In Brazil, some are starting to voice their concern.

D2C in Brazil

Pioneering the direct-to-consumer digital channel in Brazil is Caixa Seguradora, a subsidiary of French insurer CNP Assurances, which is owned jointly with state-owned Brazilian bank Caixa Econômica Federal.

The company announced the launch of a web distribution channel in the form of a new company named Youse in May 2016. Youse is already operational, though it is still awaiting final regulatory approvals from SUSEP.

According to a spokesperson for the company, Youse will offer auto, home and life insurance in 2016 and plans to increase its products to other lines in 2017.

Products will be offered directly to the consumer through internet and mobile internet platforms.

Stir in Brazil’s broker community

The announcement caused a stir in the broker community in Brazil. The Sao Paulo insurance broker trade association Sincor-SP published a letter on its website addressed to Youse’s chief executive officer, Alexandre Camillo, calling the newly launched company’s advertisement campaign "misleading" and "offensive" to brokers.

"We were surprised by this information, mainly by the offensiveness of the advertisement that clearly says it is an insurance offer without the need for a broker," the letter reads. "Advertisements brag about the direct sale of their policies … as well as aggressive, [it] could mislead the consumer by saying that the insurance broker is not necessary."

Traditional broker model under threat

Duarte Carvalho, lead insurance adviseor for Brazil at Ernst and Young, and the global coordinator for insurance fintech at the consultancy, agrees that the traditional brokerage model in Brazil is under threat.

"Channels like the direct [to consumer] channels will grow faster and will gain share in terms of distribution," he says. "The brokers will lose size. They will probably grow less compared to the other channels that are emerging, such as the digital ones."

Carvalho says other banks will follow in the footsteps of Caixa Seguradora. In total, he estimates banks will invest between $500-600m in digital distribution products in Brazil over the next few years.

"There are two different avenues being developed here. The first is a real digital transformation. To take your existing insurance company and then transform it to become digital, he explains. "What we also see as an alternative to digital transformation is a new digital model, which is: forget that you have a legacy operation and set up something completely new, almost like a greenfield approach. [The latter] is what banks will be looking to do."

However, Ed Riveiro, vice-president for Latin America agency management at Chubb, is less convinced about the speed of growth of digital channels in Latin America, explaining that the evolution of the direct-to-consumer model via technology platforms will depend on the interaction of insurers with brokers.

"Most insurers depend on intermediaries such as brokers, agents and sponsors to distribute products and access customers," Rivero says.

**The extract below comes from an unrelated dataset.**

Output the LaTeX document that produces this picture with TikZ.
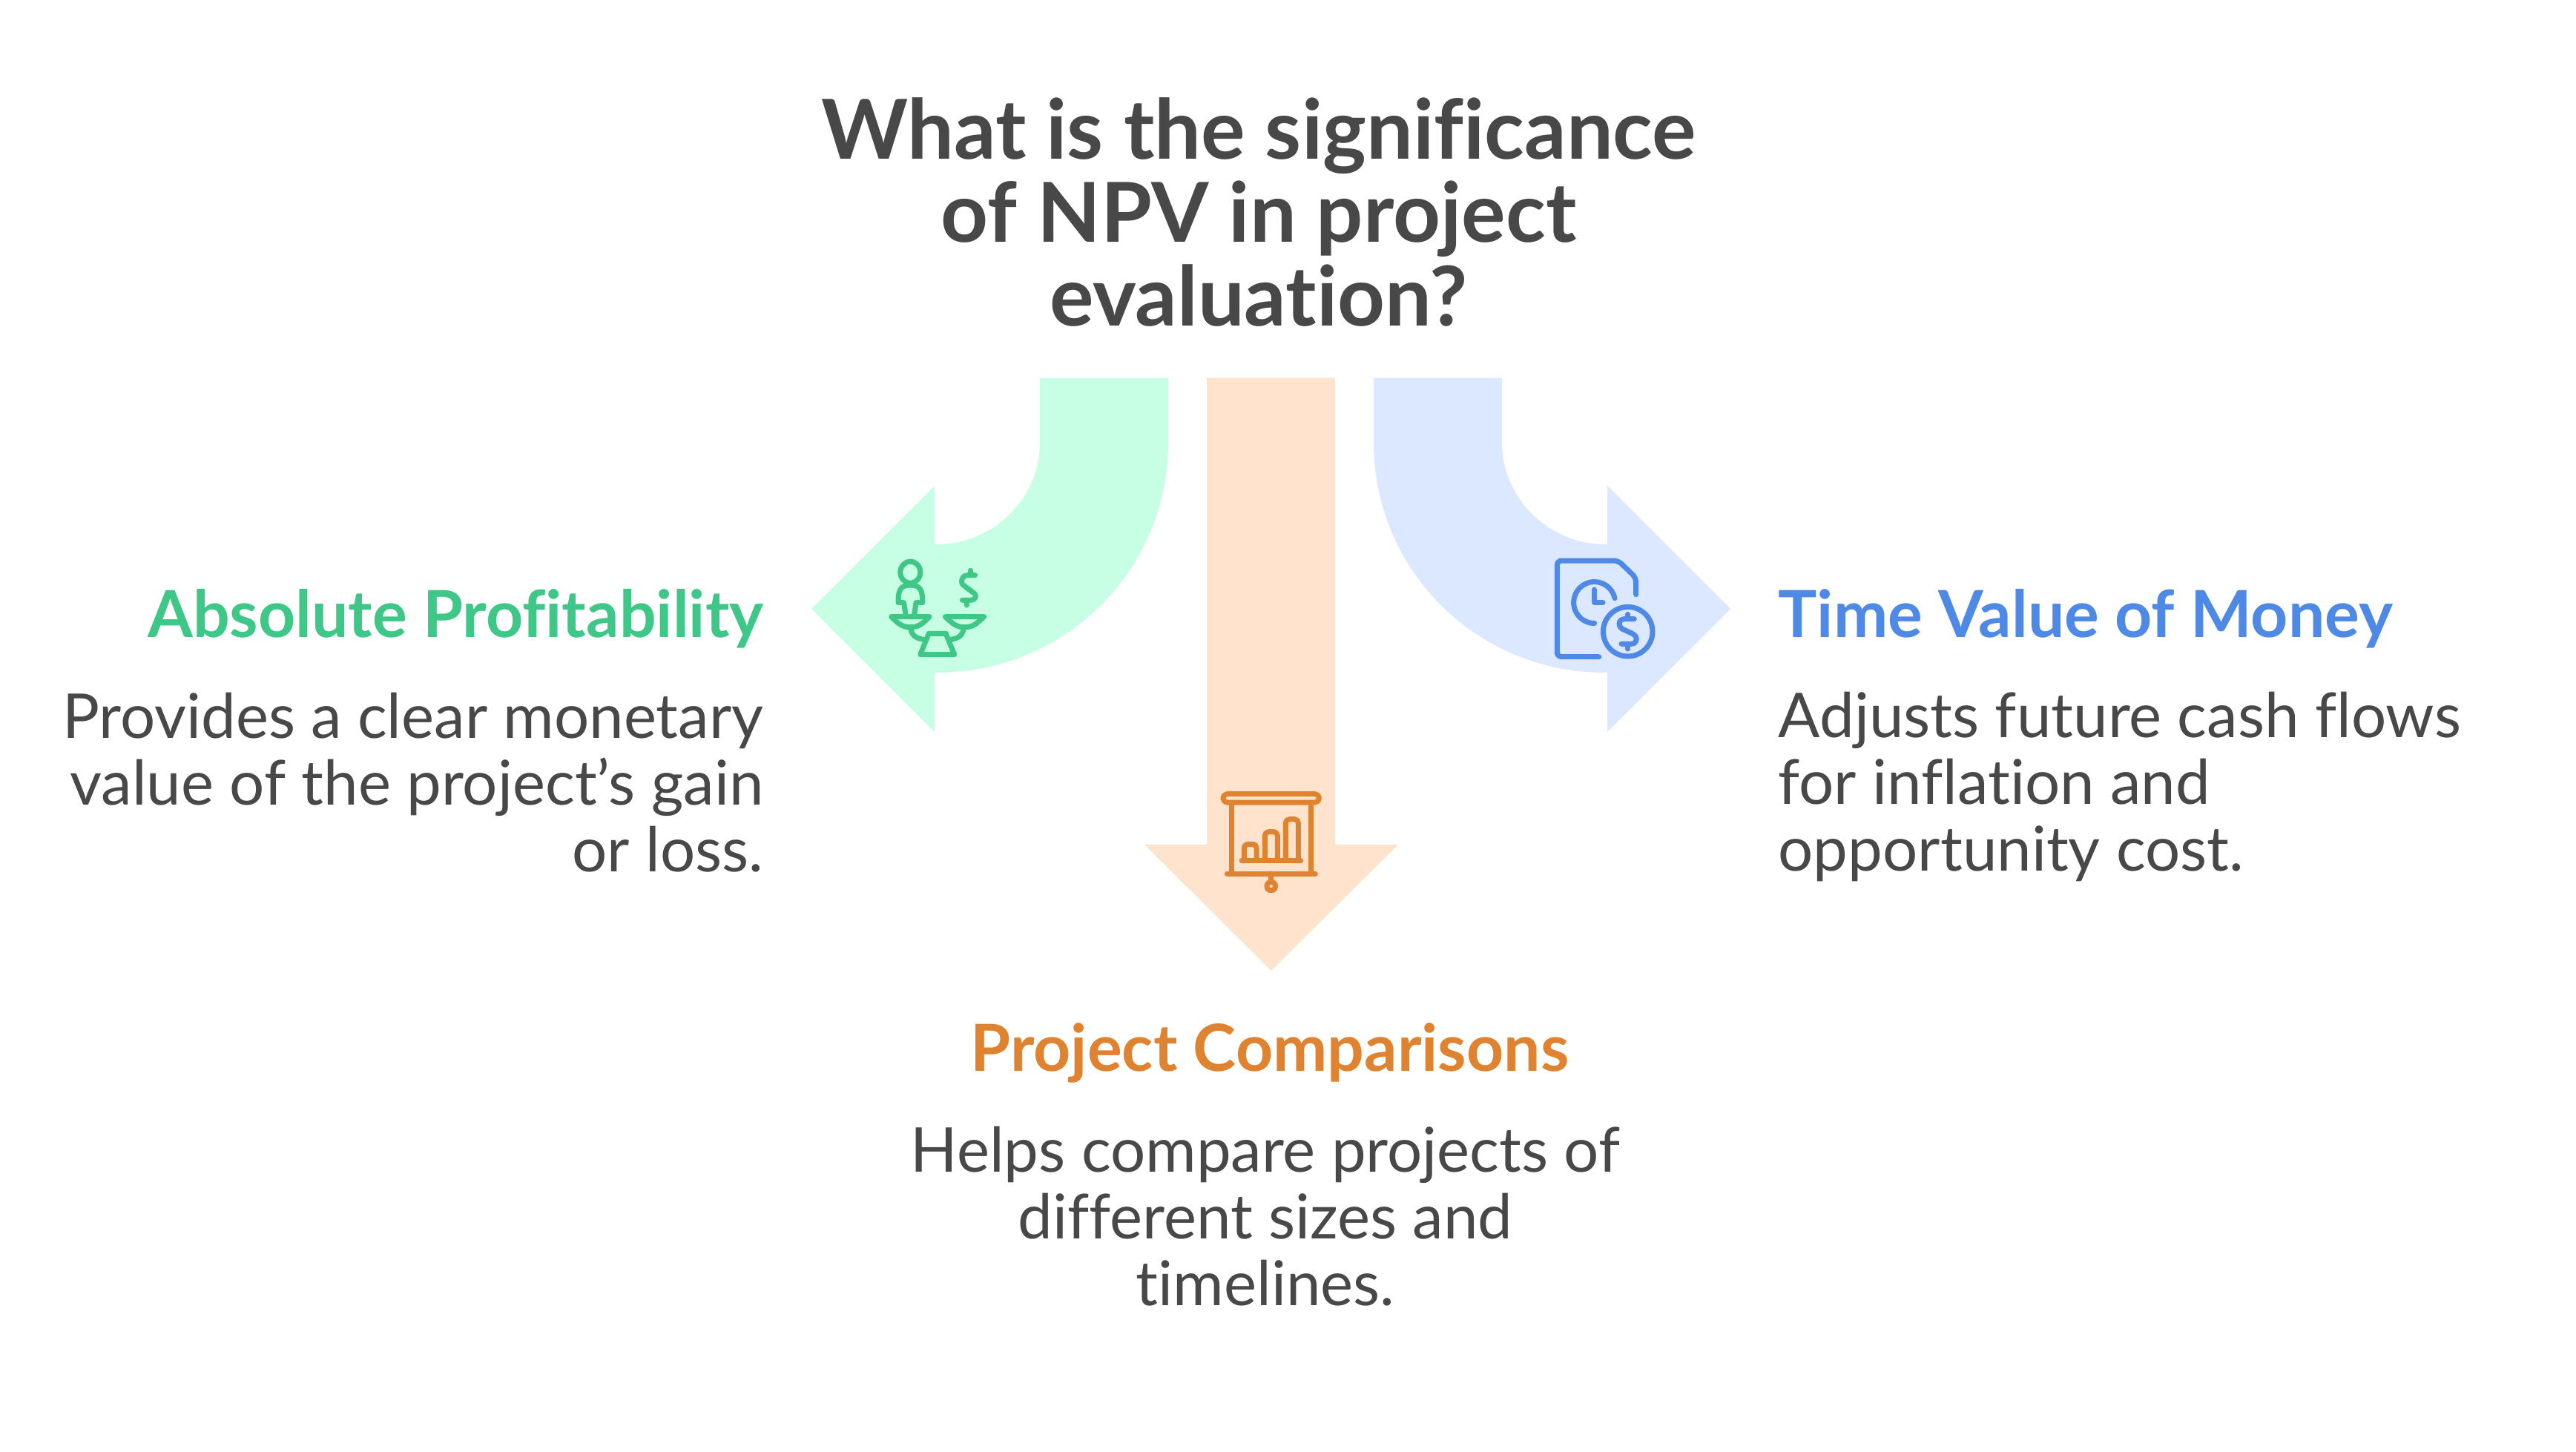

"To establish a direct-to-consumer offering requires managing these relationships in a new way. Entrants in direct-to-consumer will more than likely need to make significant investment in marketing to drive activity and awareness; technology to deliver simplicity and accuracy in the shopping and buying process."

He adds: "The outlook is positive for mobile technology to play a major role not only in the insurance shopping and buying process but also for post-sale customer service. The speed of change will depend on how comfortable customers become with the process as well as how far insurers and intermediaries are willing to go in terms of investments; Investments in customer awareness, distributor capabilities, support technology, digital capabilities and presence."


A mixed approach

In any case, experts agree that across Latin America, digital insurance distribution channels will need to be hybrid models – mixing digital and customer service platforms.

"As people still don’t have financial awareness here, they always need someone to explain what they are buying and what the purpose of the product is," Carvalho explains.

"What we see today is a mix of direct and digital. You put all of your details in through your mobile phone or the internet, but 90% of the sales are closed through call centre activity."

Banks that do not adapt to this mixed model may face challenges because the insurance buying process is "not immune to the same challenges and consumer expectations that face merchants of other products and services", says Rivero, of Chubb.

"Banks depend on customers entering branches to guide them to a point of sale," Rivero says. "With the increased utilisation of mobile banking technologies bank interactions with customers may be limited or provide less of an opportunity for the cross or up-sale."

Will it investment in digital channels be worth it for banks?

This question will depend on the particular country in which banks operate in and how much trust the consumer places on the brand. But, Rivero adds, in some situations, banks may want to re-evaluate their involvement with insurance products.

Bancassurance’s role

"Banacasurance plays an important role in reaching customers, but banks need to decide if insurance forms part of their core business operations," he says.

"Information and customer analytics are taking on a more prominent role and banks have access to plenty of both. They may choose to package and sell this data rather than insurance products."

While experts do not always agree on the way that legacy systems will need to be adapted to meet new customer expectations, there is little doubt as to the opportunities in the Latin American insurance market, where double digit growth in gross written premiums is expected.

"In Latin America, the insurance market will keep growing at a double-digit rate over the next five years," says Lutz of Swiss Re. "The emergence of a new middle-income population and increased awareness of the protection gap can create significant insurance opportunities."

However, Lutz adds that the way in which to tap into that potential will be to combine the industry’s different sectors, services and skills.

"Due to limited financial literacy, the role of financial adviseors, brokers and agents will remain important," he says. "A successful model should therefore be one combining an online digital platform with the services and expertise of insurance advisors."


Fast facts on digital in Latin America

  • Long term investment in digital platforms will increasingly carry more weight for insurers, especially considering that the number of internet users in Latin America increased to 331musers by the end of 2015 from 309m in March of that year, according to data from eMarketer, a digital marketing consultancy
  • Brazil boasted Latin America’s largest internet user base at the end of 2015 at 113.7m, according to estimates by eMarketer and 56% of Brazil’s mobile phone users were also mobile internet users in 2015 – equal to around 73m people — the highest number in Latin America.